ロシア筋によれば、中露両海軍は昨年10月、日本列島一周共同航海を実施したが、6月15日以降も約10隻が日本列島周辺で共同航海を行った。準同盟関係に入った中露が、共同で対日圧力を強める構図だ。
数十億円分のウニが日本に入ってこない
ロシアは6月、北方領土周辺海域での安全操業協定の履行を停止すると日本側に通告した。日本漁船は1998年の協定に沿って、北方領土周辺で協力金を支払って安全操業をしているが、これもロシア側の報復措置の一環となる。
極東開発を統括するトルトネフ副首相は、北方領土海域での日本の漁業権を剝奪すると強調した。
択捉島の地元紙「赤い灯台」(4月13日)によれば、ロシア側は日本の「非友好的政策」を受けて、海産物の対日禁輸を検討している。北方領土周辺からは、カニやウニ、イクラなど年間約1万7000トンの高級海産物が日本に輸出されており、禁輸となれば、食卓への打撃は必至だ。カニやウニの価格はすでに高騰している。

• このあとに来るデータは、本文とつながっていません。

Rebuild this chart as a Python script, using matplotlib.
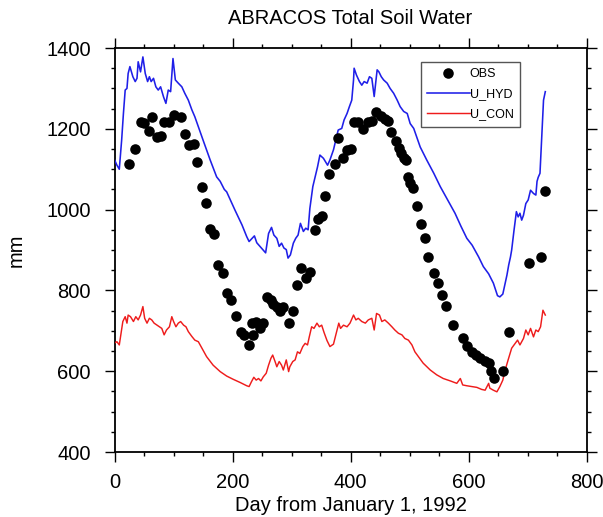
import matplotlib
matplotlib.use("Agg")
import matplotlib.pyplot as plt
from matplotlib.ticker import MultipleLocator

plt.rcParams['font.family'] = ['Liberation Sans', 'DejaVu Sans']

# Observations (day, mm)
obs_day = [25, 35, 44, 50, 58, 64, 72, 79, 84, 93, 101, 112, 119, 126, 134, 140, 149, 155,
           162, 169, 175, 183, 190, 197, 205, 215, 220, 227, 233, 235, 240, 246, 252, 258,
           265, 269, 276, 280, 286, 295, 302, 310, 316, 325, 331, 339, 344, 351, 357, 363,
           373, 379, 387, 394, 400, 405, 413, 421, 429, 437, 443, 452, 458, 464, 469, 477,
           482, 485, 490, 494, 498, 501, 506, 512, 519, 526, 532, 541, 548, 555, 562, 573,
           590, 597, 605, 613, 620, 627, 634, 638, 643, 659, 669, 703, 722, 729]
obs_mm = [1112, 1149, 1218, 1214, 1195, 1230, 1180, 1183, 1218, 1218, 1234, 1230, 1188, 1159,
          1163, 1119, 1057, 1016, 951, 940, 863, 842, 794, 777, 737, 697, 690, 664, 719, 690,
          722, 706, 720, 784, 777, 766, 758, 748, 758, 719, 750, 813, 855, 831, 845, 950, 976,
          984, 1034, 1088, 1114, 1178, 1127, 1148, 1149, 1218, 1218, 1200, 1218, 1220, 1242,
          1232, 1224, 1219, 1191, 1171, 1153, 1139, 1129, 1124, 1081, 1067, 1053, 1010, 964,
          929, 882, 844, 819, 789, 761, 714, 681, 662, 648, 640, 632, 626, 621, 600, 583, 600,
          698, 867, 882, 1047]

# U_HYD model
hyd_day = [0, 4, 8, 12, 15, 18, 21, 23, 26, 31, 35, 38, 40, 44, 48, 52, 56, 59, 62, 66, 70,
           74, 78, 83, 87, 91, 95, 99, 103, 108, 114, 119, 125, 131, 136, 142, 150, 162, 173,
           179, 186, 190, 204, 216, 224, 228, 233, 237, 241, 247, 252, 256, 261, 266, 270, 275,
           279, 283, 287, 291, 294, 298, 303, 307, 311, 315, 320, 324, 328, 331, 336, 340, 344,
           348, 354, 361, 365, 371, 375, 379, 385, 389, 394, 398, 402, 405, 406, 410, 415, 419,
           423, 428, 432, 436, 440, 445, 448, 452, 456, 462, 467, 473, 479, 484, 490, 496, 501,
           507, 518, 529, 541, 552, 563, 577, 587, 597, 606, 617, 625, 634, 642, 649, 653, 658,
           662, 665, 668, 671, 673, 675, 677, 681, 684, 687, 690, 693, 697, 701, 705, 710, 714,
           716, 718, 721, 722, 724, 727, 730]
hyd_mm = [1123, 1110, 1100, 1172, 1238, 1296, 1300, 1337, 1354, 1329, 1317, 1325, 1366, 1341,
          1378, 1337, 1317, 1329, 1317, 1325, 1304, 1296, 1304, 1279, 1263, 1296, 1292, 1374,
          1321, 1313, 1304, 1288, 1271, 1247, 1230, 1205, 1172, 1123, 1081, 1070, 1050, 1044,
          999, 962, 933, 921, 929, 935, 918, 908, 900, 893, 941, 956, 937, 929, 909, 917, 905,
          901, 880, 888, 917, 929, 937, 966, 946, 954, 950, 1003, 1057, 1082, 1106, 1135, 1127,
          1110, 1123, 1148, 1172, 1197, 1201, 1222, 1238, 1255, 1271, 1321, 1350, 1333, 1317,
          1308, 1317, 1313, 1329, 1325, 1280, 1346, 1341, 1329, 1321, 1313, 1300, 1288, 1271,
          1255, 1243, 1238, 1213, 1201, 1155, 1123, 1090, 1057, 1028, 991, 959, 929, 912, 883,
          859, 841, 818, 787, 784, 791, 818, 838, 863, 883, 900, 925, 949, 995, 982, 991, 974,
          986, 1015, 1024, 1048, 1040, 1036, 1070, 1080, 1090, 1120, 1180, 1271, 1292]

# U_CON model
con_day = [0, 4, 8, 11, 14, 18, 21, 23, 27, 32, 36, 40, 44, 48, 51, 55, 59, 63, 67, 72, 76, 80,
           84, 88, 93, 97, 100, 104, 108, 112, 117, 121, 125, 131, 136, 142, 148, 156, 167, 179,
           190, 201, 213, 224, 228, 232, 236, 240, 244, 248, 252, 257, 261, 265, 268, 272, 275,
           279, 283, 286, 291, 295, 297, 302, 306, 310, 314, 319, 323, 327, 330, 334, 338, 343,
           347, 351, 355, 360, 365, 371, 376, 380, 383, 388, 394, 399, 405, 409, 413, 419, 425,
           430, 436, 440, 444, 449, 453, 458, 464, 470, 475, 481, 487, 492, 498, 504, 509, 515,
           523, 535, 546, 557, 569, 580, 586, 590, 597, 605, 614, 622, 628, 634, 636, 642, 648,
           653, 658, 662, 667, 673, 679, 683, 687, 693, 697, 701, 705, 710, 714, 718, 722, 726,
           730]
con_mm = [670, 673, 665, 694, 723, 735, 719, 739, 735, 723, 735, 727, 739, 760, 731, 719, 731,
          727, 719, 714, 710, 706, 690, 702, 710, 735, 723, 710, 719, 723, 714, 710, 698, 686,
          677, 673, 657, 636, 615, 599, 588, 580, 572, 564, 562, 574, 585, 578, 582, 576, 586,
          595, 615, 632, 640, 624, 611, 624, 615, 603, 628, 599, 611, 624, 628, 648, 644, 661,
          669, 665, 685, 710, 706, 719, 710, 714, 696, 676, 661, 667, 696, 719, 706, 714, 710,
          719, 739, 727, 731, 723, 719, 727, 731, 702, 743, 739, 723, 727, 719, 710, 702, 694,
          690, 681, 677, 665, 648, 636, 620, 603, 591, 582, 576, 570, 582, 566, 564, 562, 560,
          555, 553, 570, 558, 553, 549, 562, 578, 603, 628, 657, 669, 677, 665, 681, 702, 690,
          706, 685, 702, 698, 710, 751, 739]

fig = plt.figure(figsize=(6.03, 5.17), dpi=100)
ax = fig.add_axes([0.190, 0.1257, 0.7828, 0.7814])

ax.plot(obs_day, obs_mm, 'o', color='black', markersize=7.6, markeredgewidth=0,
        label='OBS', zorder=4)
ax.plot(hyd_day, hyd_mm, '-', color='#1f1fe8', linewidth=1.15, label='U_HYD', zorder=3)
ax.plot(con_day, con_mm, '-', color='#ee1c1c', linewidth=1.05, label='U_CON', zorder=3)

ax.set_xlim(0, 800)
ax.set_ylim(400, 1400)
ax.xaxis.set_major_locator(MultipleLocator(200))
ax.xaxis.set_minor_locator(MultipleLocator(50))
ax.yaxis.set_major_locator(MultipleLocator(200))
ax.yaxis.set_minor_locator(MultipleLocator(50))
ax.tick_params(which='both', direction='out', top=True, right=True,
               labeltop=False, labelright=False, width=1.0, colors='black')
ax.tick_params(which='major', length=7, labelsize=14.5)
ax.tick_params(which='minor', length=3)
ax.tick_params(axis='x', which='major', pad=8)
ax.tick_params(axis='y', which='major', pad=10)
for s in ax.spines.values():
    s.set_linewidth(1.3)

ax.set_title('ABRACOS Total Soil Water', fontsize=14.5, pad=17)
ax.set_xlabel('Day from January 1, 1992', fontsize=14.5, labelpad=3)
ax.set_ylabel('mm', fontsize=14.5, labelpad=15)

leg = ax.legend(loc='upper left', bbox_to_anchor=(0.649, 0.966), borderaxespad=0,
                fontsize=9, handlelength=3.4, handletextpad=0.0, numpoints=1,
                fancybox=False, framealpha=1, edgecolor='#555555', borderpad=0.5,
                labelspacing=0.65)
leg.get_frame().set_linewidth(1.0)

fig.savefig('out.png', dpi=100)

ウニは国後島南部海域が好漁場で、日本への輸出額は年間数十億円に上る。ただし、ロシア人はウニを食べないだけに、禁輸は国後島の漁民を直撃することになる。
中国が「サハリン2」乗っ取りを要求する?
日露経済関係で最大の焦点は、サハリン2の行方だろう。日本はLNGの全輸入量のうち、約8%をサハリン2から調達。三菱商事と三井物産が参画するが、操業に当たる英シェルは撤退を決め、インド企業に売却を検討中と報じられた。
岸田首相は「エネルギーの安全保障上、極めて重要なプロジェクトだ」とし、撤退しない方針を表明している。サハリン2のLNGは長期契約で価格も安定している。仮に、撤収するなら、スポット価格で調達することになり、電気料金引き上げにつながる。
業界筋は「反日色の強い地元・サハリン州には、日本に撤退を要求する強硬論があるが、ロシア政府はそこまでしないだろう。投資環境が悪化し、得策ではない」としながら、①中国がロシアにサハリン2の乗っ取りを強要する、②バイデン米政権が日本に撤退を促す――可能性を指摘した。
こうして、ウクライナ戦争の長期化は、日本のエネルギー事情や食生活を脅かす恐れがある。